I haven’t read the previous books so I was somewhat unprepared for what was in store. The main character, Augustus Mandrell, is “the founder, president, chief executive, principal employee, and treasurer” of the firm Mandrell Limited. Just what then is Mandrell Limited beyond, as our narrator describes, a “service organization”?
The firm of Mandrell Limited is in the business of insuring that selected individuals move from this life on to the next life not on a schedule arranged by Mother Nature or by mischance, but rather on a schedule dictated by an “interested party” (my customer).
In other words, Augustus Mandrell is an assassin. He is also a master of disguise possessing myriad other talents that come in handy in the most ridiculous of situations.
Not much can be discussed about Shoot the President without spoiling the twists and turns of the plot. It opens with Mandrell dropping an unfortunate Portland, Oregon businessman named Clifford Waxout off a cliff.
Before Clifford Waxout died escaping my arms, he screeched “…bastard…you lousy bastard…” It was a farewell fraught with genealogical inaccuracy, but one of enviable vigor, under the circumstances. (The brisk descent from the picturesque cliff; the sudden, definitive embrace of the rocks….)
Mandrell assumes Waxout’s identity for the entire book, and puts into a motion a plan that takes him from Oregon to Washington, DC, where he is to complete his contracted assassination. Along the way he must keep those people who know Waxout from being suspicious even as he sows the seeds of odd behavior for them to report on in recollection, presumably when they are interviewed in the wake of his successful mission. His plans also require the seduction of the virginal opera diva Consuela DiMartino, she who possesses “the most dramatic derriere in opera today,” so that he can get close to the president. The president referred to in the title is named only as “Old 76.” The Chief Executive has a thing for the number 76; he does 76 push-ups every morning, has 76 suits in his closet, keeps 76 brands of beer in his refrigerator, has 76 presidential advisers, etc. Mandrell’s plan to execute his dark deed requires he be one of 76 guests at the opera star’s special performance for the president. The only way he can see achieving that is if the opera star is on his arm.

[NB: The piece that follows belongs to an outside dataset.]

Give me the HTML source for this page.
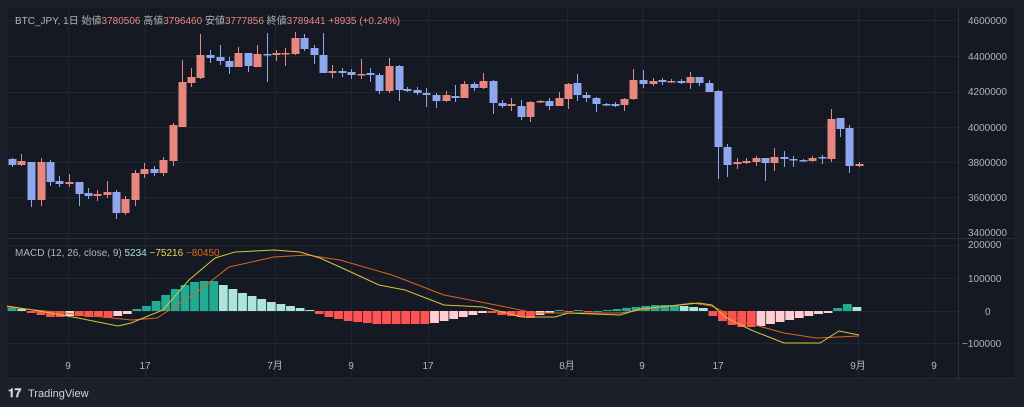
<!DOCTYPE html>
<html><head><meta charset="utf-8">
<style>
html,body{margin:0;padding:0;background:#1c202b;width:1024px;height:407px;overflow:hidden}
svg{display:block}
text{font-family:"Liberation Sans","Noto Sans CJK JP",sans-serif}
</style></head>
<body>
<svg id="s" width="1024" height="407" xmlns="http://www.w3.org/2000/svg">
<rect x="0" y="0" width="1024" height="407" fill="#1c202b"/>
<rect x="8" y="8" width="1006" height="372" fill="#151924"/>
<g id="grid" stroke="#22262f" stroke-width="1"></g>
<line x1="958.5" y1="8" x2="958.5" y2="380" stroke="#2a2e39"/>
<line x1="8" y1="238.5" x2="1014" y2="238.5" stroke="#2a2e39"/>
<line x1="8" y1="378.5" x2="1014" y2="378.5" stroke="#2a2e39"/>
<g id="hist"></g>
<g id="candles"></g>
<polyline id="sig" fill="none" stroke="#d9651f" stroke-width="1"/>
<polyline id="macd" fill="none" stroke="#d9c43a" stroke-width="1"/>
<g fill="#b2b5be" font-size="10">
<text x="968" y="24">4600000</text><text x="968" y="60">4400000</text><text x="968" y="95">4200000</text><text x="968" y="131">4000000</text><text x="968" y="166">3800000</text><text x="968" y="201">3600000</text><text x="968" y="236">3400000</text>
<text x="968" y="248">200000</text><text x="968" y="282">100000</text><text x="985" y="315">0</text><text x="962" y="347">−100000</text>
<g text-anchor="middle"><text x="68" y="369">9</text><text x="145" y="369">17</text><text x="275" y="369">7月</text><text x="351" y="369">9</text><text x="428" y="369">17</text><text x="567" y="369">8月</text><text x="642" y="369">9</text><text x="718" y="369">17</text><text x="858" y="369">9月</text><text x="934" y="369">9</text></g>
</g>
<text x="15" y="24" font-size="10" fill="#b2b5be">BTC_JPY, 1日  始値<tspan fill="#e8877f">3780506</tspan>  高値<tspan fill="#e8877f">3796460</tspan>  安値<tspan fill="#e8877f">3777856</tspan>  終値<tspan fill="#e8877f">3789441</tspan>  <tspan fill="#e8877f">+8935 (+0.24%)</tspan></text>
<text x="15" y="256" font-size="10" fill="#b2b5be">MACD (12, 26, close, 9)  <tspan fill="#a7e3db">5234</tspan>  <tspan fill="#e8d84a">−75216</tspan>  <tspan fill="#e0641c">−80450</tspan></text>
<text x="8" y="397" font-size="12" font-weight="bold" fill="#d1d4dc">𝟏𝟕</text>
<text x="28" y="397" font-size="11" fill="#d1d4dc">TradingView</text>
</svg>
<script>
var NS="http://www.w3.org/2000/svg";
function el(p,t,a){var e=document.createElementNS(NS,t);for(var k in a)e.setAttribute(k,a[k]);p.appendChild(e);return e;}
var g=document.getElementById('grid');
[20,56,92,127,162,197,233,245,278,311,343].forEach(function(y){el(g,'line',{x1:8,x2:958,y1:y+.5,y2:y+.5});});
[68,145,275,351,428,567,642,718,858,934].forEach(function(x){el(g,'line',{x1:x+.5,x2:x+.5,y1:8,y2:378});});
// candles: x, top, bottom, high, low, color(r/b)
var C=[[12,159,165,158,167,'b'],[21,161,165,154,166,'r'],[31,162,200,162,207,'b'],[41,162,200,158,206,'r'],[50,162,182,160,186,'b'],[59,181,184,176,187,'b'],[69,182,184,174,187,'r'],[79,182,194,182,206,'b'],[88,193,196,188,199,'b'],[97,194,196,190,201,'r'],[107,192,195,181,198,'r'],[116,192,213,190,219,'b'],[125,199,213,196,215,'r'],[135,173,200,170,206,'r'],[144,169,174,163,178,'r'],[154,169,173,166,176,'b'],[163,160,173,157,176,'r'],[173,125,161,123,166,'r'],[182,82,127,60,127,'r'],[191,77,83,68,87,'r'],[200,55,78,34,79,'r'],[210,55,58,50,63,'b'],[220,57,61,45,65,'b'],[229,61,67,57,74,'b'],[238,53,67,47,67,'r'],[248,53,66,53,72,'b'],[257,54,67,45,67,'r'],[267,54,55,33,82,'b'],[276,53,55,50,61,'r'],[285,53,54,48,66,'r'],[295,38,54,32,55,'r'],[304,38,49,34,51,'b'],[314,48,55,45,64,'b'],[323,55,73,33,73,'b'],[332,71,73,65,78,'r'],[342,71,73,68,77,'b'],[351,72,75,69,79,'b'],[361,74,75,59,79,'r'],[370,73,75,68,82,'b'],[379,75,91,73,94,'b'],[389,66,91,58,93,'r'],[399,66,90,65,101,'b'],[407,89,91,87,92,'b'],[417,90,93,87,95,'b'],[426,93,95,88,107,'b'],[436,95,101,93,108,'b'],[446,95,101,91,102,'r'],[455,96,98,85,102,'b'],[464,84,98,81,98,'r'],[474,84,88,82,91,'b'],[483,81,88,73,89,'r'],[493,81,103,80,114,'b'],[502,103,106,100,108,'b'],[511,104,106,98,111,'r'],[521,106,117,100,120,'b'],[530,102,117,101,122,'r'],[540,101,102,100,103,'r'],[549,101,106,98,110,'b'],[559,98,106,92,106,'r'],[568,84,99,83,109,'r'],[577,83,95,74,101,'b'],[586,95,98,92,102,'b'],[596,98,104,97,112,'b'],[606,104,105,103,106,'b'],[615,104,106,102,107,'b'],[624,99,105,98,111,'r'],[633,80,99,69,100,'r'],[643,80,84,70,88,'b'],[653,81,84,78,86,'r'],[662,80,82,78,85,'b'],[671,81,82,79,83,'r'],[681,81,83,79,84,'b'],[690,77,83,72,89,'r'],[699,77,83,77,86,'b'],[709,83,92,80,92,'b'],[718,91,147,90,179,'b'],[727,147,165,144,177,'b'],[737,162,164,158,169,'r'],[746,161,163,158,164,'r'],[756,158,162,156,166,'r'],[765,158,163,158,181,'b'],[774,157,163,148,171,'r'],[784,157,159,151,167,'b'],[793,159,160,156,167,'b'],[803,160,161,159,162,'b'],[812,158,161,156,162,'r'],[822,157,158,155,164,'b'],[831,119,159,109,162,'r'],[840,118,129,118,137,'b'],[849,128,166,125,173,'b'],[859,164,166,162,167,'r']];
var cg=document.getElementById('candles');
C.forEach(function(c){var col=c[5]=='r'?'#e8877f':'#8fa7ef';
el(cg,'line',{x1:c[0]+.5,x2:c[0]+.5,y1:c[3],y2:c[4],stroke:col,'stroke-width':1});
el(cg,'rect',{x:c[0]-3.5,y:c[1],width:8,height:Math.max(1.5,c[2]-c[1]),fill:col});});
// histogram
var H=[3,2,-2,-4,-6,-6,-5,-5,-6,-6,-7,-5,-3,2,5,10,16,22,26,29,30,30,26,22,18,15,12,9,7,5,3,1,-3,-6,-8,-10,-11,-12,-13,-13,-13,-13,-13,-13,-12,-10,-8,-6,-4,-2,-2,-4,-5,-6,-7,-4,-2,1,-1,1,-1,0,1,2,3,4,5,6,6,6,5,4,3,-5,-10,-14,-16,-16,-15,-13,-11,-9,-7,-5,-3,-2,3,7,4];
var hg=document.getElementById('hist'),z=311;
for(var i=0;i<H.length;i++){var v=H[i],p=i?H[i-1]:0,col;
if(v>=0)col=(v>=p)?'#22ab94':'#ace5dc';else col=(v<=p)?'#ff5252':'#ffcdd2';
var x=12+9.6*i;el(hg,'rect',{x:x-4.3,y:v>=0?z-v:z,width:8.8,height:Math.max(1,Math.abs(v)),fill:col});}
var M=[[7,306],[39,311],[78,318],[118,326],[131,323],[163,310],[189,280],[215,258],[235,252],[274,250],[300,252],[320,258],[353,273],[379,285],[405,290],[444,305],[483,307],[522,317],[555,317],[568,313],[620,315],[640,309],[699,303],[712,305],[725,317],[751,330],[784,343],[820,343],[839,331],[859,335]];
var S=[[7,307],[65,313],[131,320],[157,318],[196,293],[229,267],[274,257],[307,255],[340,260],[392,275],[444,295],[496,305],[535,313],[575,313],[620,313],[692,303],[712,306],[744,322],[784,333],[816,338],[859,336]];
document.getElementById('macd').setAttribute('points',M.join(' '));
document.getElementById('sig').setAttribute('points',S.join(' '));
</script>
</body></html>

Shoot the President is an interesting read that takes a little getting used to. As a narrator, Mandrell is prone to meandering descriptions and frequent asides that refer to previous adventures (presumably detailed in earlier books in the series) or unrelated topics altogether. His words drip with arrogance, and he has a solution for every possible problem. As the story steamrolls forward, the difficulties that rise up to challenge his efforts become more and more far-fetched, and his successful workarounds increasingly absurd. Still, as farce and satire it works, and is actually quite fun. If it were a movie, it would be a screwball comedy with some darker moments. After all, it is about an assassin, so there are scenes of violence and bloodshed. A couple plot twists keep the outlandish story interesting, right up until the closing lines of the book.
What I found particularly interesting, in light of today’s news, is the idea that Waxout is a leading member of an organization called America’s Americans. This is a fringe political group criticizing the president for being, among various other crimes, soft on Communism. This affiliation of Waxout’s is a large part of the reason he is the man whose identity Mandrell chose to assume, since it makes sense that he could potentially be an assassin, keeping the blame from falling anywhere near the firm of Mandrell Limited. I thought it was amusing how this idea is echoed in today’s America.
Shoot the President is anything but a typical “novel about an assassin.” It is more comedy than action story, about a character so unbelievably ridiculous that one can’t help but cheer for him. I wouldn’t necessarily consider myself a fan of comedic novels, but in this case I make an exception. The crazy plot and the circumstances that Mandrell must get himself into and out of make for a charming read, and this is a book whose availability is certainly long overdue.